I have long said: If someone tries to argue with you against the regulative principle of worship it is always a good idea to ask them what they are going to put in its place (making sure that they provide Scriptural proof for all those “liberties” and ceremonies which they conjure up out of their own brains). Also ask them: By what standard are you binding my conscience to your forms and ideas regarding worship? Where does God institute this? Or, are you just making this up yourself? Because for those who are familiar with the humanistic systems that have already developed in opposition to the Scriptural law of worship, it will soon be apparent “that there is nothing new under the sun.”
These “new” ideas regarding worship vary little (in practice), and not at all (in principle), with the ideas set forth in opposition to the Reformers throughout the sixteenth and seventeenth centuries. There is no neutrality! You are going to buy into a system (whether you know it or not); and the system you buy into is guaranteed *not* to be new (at the level of principle). You will either worship God according to His appointment or you will do so at the behest of men (Matt. 15:9).
That John Calvin and John Frame hold to diametrically opposed views on worship is obvious to those familiar with both authors. One clear example of a specific point of divergence between Calvin and Frame can be seen in their views of the application of the regulative principle as it comes to bear on the question of the use of musical instruments in public worship (though application to Frame concerning the differences between his and Calvin’s conception of worship could fill a book in and of themselves).
I am deliberately choosing an area that seems insignificant to most Christian’s today (instrumental music) to make this point, for we have seen (in Eire’s book, “War Against the Idols”) that Calvin “constantly warns that it is dangerous to accept even the most insignificant form of material worship in the Church.” I am choosing the instruments question to illustrate Frame’s rejection of the regulative principle because the most important point to remember is not found in the actual practice which I will note (though it is a sin to use instruments in public worship), but in the prior abandonment of the regulative principle which must first take place before this idolatrous practice can be performed.

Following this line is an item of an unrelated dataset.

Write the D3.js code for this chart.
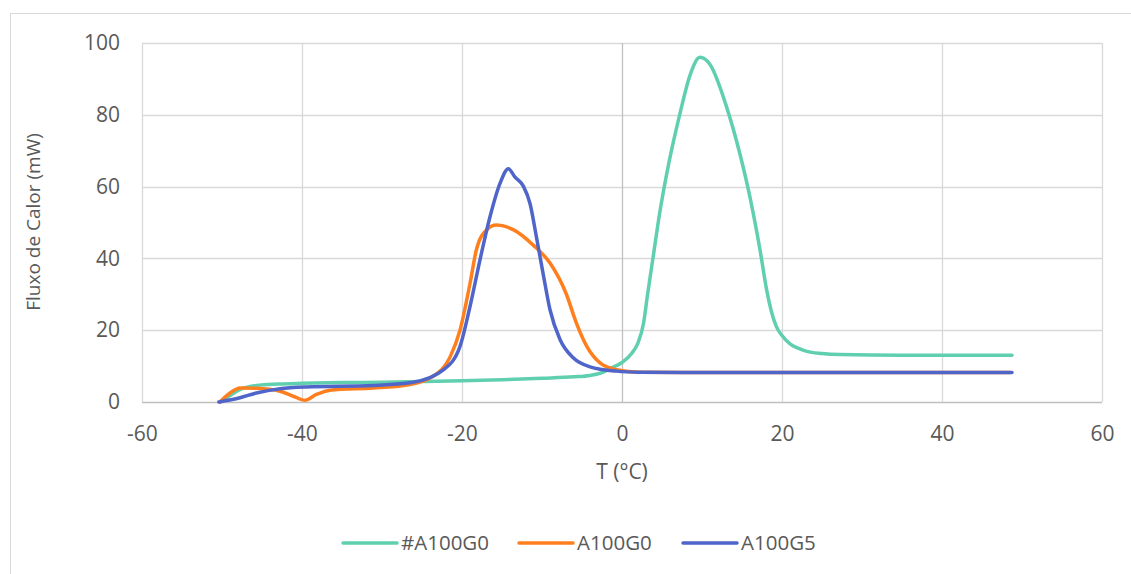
<!DOCTYPE html>
<html>
<head>
<meta charset="utf-8">
<script src="https://cdn.jsdelivr.net/npm/d3@7"></script>
<style>
  body { margin: 0; background: #fff; }
  text { font-family: "Open Sans", sans-serif; fill: #595959; }
</style>
</head>
<body>
<div id="chart"></div>
<script>
// Data
var seriesNames = ["#A100G0", "A100G0", "A100G5"];
var seriesColors = ["#5fcfb0", "#ff7f1f", "#4f65c9"];

var tealT = [-50.2, -49, -47.7, -45.7, -43, -40, -35, -30, -25, -20, -15, -10, -6, -4, -2.5, -1.5, 0, 1.2, 2.0, 2.7, 3.2, 3.9, 4.7, 5.6, 7.25, 8.5, 9.75, 11, 13.1, 14.75, 16, 17.25, 18.1, 18.7, 19.3, 20, 21, 22, 23.1, 25, 27.25, 35, 48.75];
var tealV = [0, 1.8, 3.5, 4.6, 5.0, 5.2, 5.4, 5.5, 5.7, 5.9, 6.2, 6.6, 7.0, 7.4, 8.2, 9.3, 11, 13.5, 16.5, 22, 30, 40.5, 52.5, 63.7, 80.4, 91, 96, 94, 82, 69, 57, 42.4, 31, 25, 21, 18.5, 16.2, 15, 14.1, 13.5, 13.2, 13, 13];

var orangeT = [-50.25, -49, -47.75, -45.7, -42.75, -41.1, -39.6, -38.2, -36.5, -31.1, -27.5, -23.6, -21.5, -20.25, -19, -18.2, -16.9, -15.7, -13.6, -11.1, -9, -7, -5.7, -4.4, -2.75, -0.7, 2.25, 10, 48.5];
var orangeV = [0, 2.5, 3.9, 3.8, 3.0, 1.6, 0.5, 2.1, 3.3, 3.9, 4.5, 7.2, 12.5, 20, 33, 42.4, 48, 49.3, 48, 43.7, 38.7, 30.3, 22, 15.5, 10.9, 9.0, 8.3, 8.2, 8.2];

var blueT = [-50.4, -47.75, -45.7, -42.75, -39.5, -31.1, -26.1, -22.3, -20.25, -19, -17.75, -16.5, -15.25, -14.2, -13.4, -12.3, -11.5, -10.7, -9.8, -9, -7.75, -6.1, -4, -0.7, 2.25, 10, 48.75];
var blueV = [0, 1.2, 2.5, 3.7, 4.2, 4.6, 5.5, 9.0, 15.5, 26.6, 39.6, 51.6, 60.9, 65, 62.7, 60, 55.3, 46, 35, 25.7, 17.4, 12.3, 9.8, 8.6, 8.3, 8.2, 8.2];

var xTicks = [-60, -40, -20, 0, 20, 40, 60];
var yTicks = [0, 20, 40, 60, 80, 100];

var series = [
  tealT.map((t, i) => ({ t: t, v: tealV[i] })),
  orangeT.map((t, i) => ({ t: t, v: orangeV[i] })),
  blueT.map((t, i) => ({ t: t, v: blueV[i] }))
];

// Setup
var width = 1131, height = 574;
var margin = { top: 43, right: 29, bottom: 172, left: 142 };
var plotW = width - margin.left - margin.right,
    plotH = height - margin.top - margin.bottom;

var x = d3.scaleLinear().domain([-60, 60]).range([0, plotW]);
var y = d3.scaleLinear().domain([0, 100]).range([plotH, 0]);

var svg = d3.select("#chart").append("svg")
    .attr("width", width)
    .attr("height", height);

// chart border
svg.append("rect")
    .attr("x", 10.5).attr("y", 13.5)
    .attr("width", 1130).attr("height", 570)
    .attr("fill", "none")
    .attr("stroke", "#d9d9d9");

var g = svg.append("g")
    .attr("transform", "translate(" + margin.left + "," + margin.top + ")");

// grid
g.selectAll(".hgrid").data(yTicks).enter().append("line")
    .attr("x1", 0).attr("x2", plotW)
    .attr("y1", d => Math.round(y(d)) + 0.5).attr("y2", d => Math.round(y(d)) + 0.5)
    .attr("stroke", d => d === 0 ? "#bfbfbf" : "#d9d9d9")
    .attr("stroke-width", 1.3);

g.selectAll(".vgrid").data(xTicks).enter().append("line")
    .attr("y1", 0).attr("y2", plotH)
    .attr("x1", d => Math.round(x(d)) + 0.5).attr("x2", d => Math.round(x(d)) + 0.5)
    .attr("stroke", d => d === 0 ? "#bfbfbf" : "#d9d9d9")
    .attr("stroke-width", 1.3);

// axes (labels only), plain hyphen for negatives
var xAxis = d3.axisBottom(x).tickValues(xTicks).tickSize(0).tickPadding(24)
    .tickFormat(d => String(d));
var yAxis = d3.axisLeft(y).tickValues(yTicks).tickSize(0).tickPadding(22)
    .tickFormat(d => String(d));

g.append("g").attr("transform", "translate(0," + plotH + ")").call(xAxis)
    .call(a => a.select(".domain").remove())
    .selectAll("text").style("font-size", "21px").attr("fill", "#595959")
    .style("font-family", "Open Sans, sans-serif");

g.append("g").call(yAxis)
    .call(a => a.select(".domain").remove())
    .selectAll("text").style("font-size", "21px").attr("fill", "#595959")
    .style("font-family", "Open Sans, sans-serif");

// axis titles
svg.append("text")
    .attr("x", margin.left + x(0)).attr("y", 479)
    .attr("text-anchor", "middle")
    .style("font-size", "21px")
    .text("T (°C)");

svg.append("text")
    .attr("transform", "translate(40,222) rotate(-90)")
    .attr("text-anchor", "middle")
    .style("font-size", "19px")
    .text("Fluxo de Calor (mW)");

// lines
var line = d3.line()
    .x(d => x(d.t))
    .y(d => y(d.v))
    .curve(d3.curveMonotoneX);

g.selectAll(".series").data(series).enter().append("path")
    .attr("fill", "none")
    .attr("stroke", (d, i) => seriesColors[i])
    .attr("stroke-width", 3.5)
    .attr("stroke-linejoin", "round")
    .attr("stroke-linecap", "round")
    .attr("d", d => line(d));

// legend
var legendX = [343, 519, 683];
var legend = svg.selectAll(".legend").data(seriesNames).enter().append("g")
    .attr("transform", (d, i) => "translate(" + legendX[i] + ",543)");

legend.append("line")
    .attr("x1", 0).attr("x2", 54)
    .attr("stroke", (d, i) => seriesColors[i])
    .attr("stroke-width", 3.5)
    .attr("stroke-linecap", "round");

legend.append("text")
    .attr("x", 58).attr("dy", "0.35em")
    .style("font-size", "20.5px")
    .text(d => d);
</script>
</body>
</html>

Frame believes that “we are free to use instrumental music, even without words,” to cover other distracting noises during worship (p. 130). Furthermore, as worship leader in his congregation he encourages individuals in the congregation “to clap, whistle, tap tambourines, or otherwise use their gifts to enhance worship” (p. 148). He also plays instrumental solos, but would in principle “like to see more instrumentalists” than just himself (p. 148). Finally, as if to totally thumb his nose at the Reformers and the regulative principle (and embrace an outright popish heresy), Frame states that he does “not believe that we are limited to the instruments mentioned in Scripture, but in considering how to set hymns to music, the biblical instrumentation can give us some clues.”
In contrast to Frame’s view Calvin says, “To sing the praises of God upon the harp and psaltery, unquestionably formed a part of the training of the law and of the service of God under that dispensation of shadows and figures; but they are not now to be used in public thanksgiving.” (Calvin on Ps. lxxi. 22).He says again: “With respect to the tabret, harp, and psaltery, we have formerly observed, and will find it necessary afterwards to repeat the same remark, that the Levites, under the law, were justified in making use of instrumental music in the worship of God; it having been his will to train his people, while they were yet tender and like children, by such rudiments until the coming of Christ. But now, when the clear light of the gospel has dissipated the shadows of the law and taught us that God is to be served in a simpler form, it would be to act a foolish and mistaken part to imitate that which the prophet enjoined only upon those of his own time” (Calvin on Ps. lxxxi. 3).
I have often said that we (as Protestants) would no more use instruments in worship than we would take a sheep or goat up to the front of our meeting house and slaughter it, as if that had some religious significance for today. Both instrumental music and animal sacrifice were ordained parts of worship originating in the now abrogated Old Testament ceremonial law. If you don’t think this is an accurate statement ask yourself this question: Were musical instruments part of the ceremonial or moral law? — and why? This is why the use of musical instruments in public worship was often called “the badge of Popery” by the Reformers (cf. R.J. George’s “The Badge of Popery: Musical Instruments in Public Worship”). It was also considered a denial of the work of Christ (bringing back those ceremonial shadows which disappeared in the light of the work of Christ).